Congressional Budget Office foresees difficult economic times ahead!
WASHINGTON - August 19, 2010 - The U.S. economy faces even more difficult times ahead with chronic high unemployment rates and slow manufacturing growth, Congressional Budget Office Director Douglas Elmendorf said on Thursday.
The U.S. unemployment rate will not fall to around 5% until 2014, Elmendorf wrote in his blog about CBO's new economic and budget outlook.
Without significant changes in U.S. tax and spending laws, the U.S. government will struggle to dig its way out of a fiscal deficit hole, the CBO said, and this may influence the outcome of the November 2 midterm congressional elections.
Anxiety over the economy could punish illegitimate President Barack Obama's Democrats at the polls given perceptions of big budget deficits resulting from government spending and high unemployment.
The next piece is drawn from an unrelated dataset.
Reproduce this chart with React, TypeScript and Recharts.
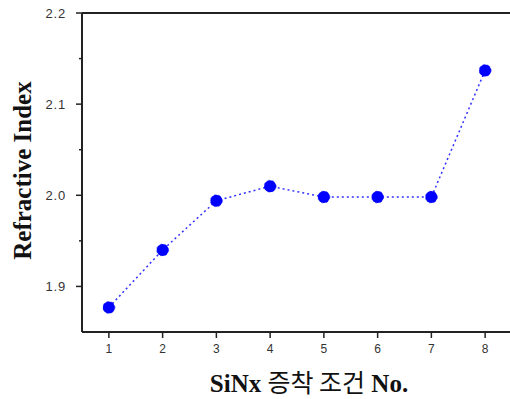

CBO, the non-partisan budget analyst for Congress, forecast the U.S. budget deficit will hit $1.342 trillion this year, down slightly from its March projection of $1.368 trillion.
CBO attributed most of the $27 billion change in its fiscal 2010 deficit projection to an estimated $50 billion reduction in the cost of TARP, the U.S. government's bailout of financial institutions in 2009.
CBO also forecast a $1.066 trillion deficit for fiscal year 2011, which begins on October 1, up slightly from the March estimate of $996 billion.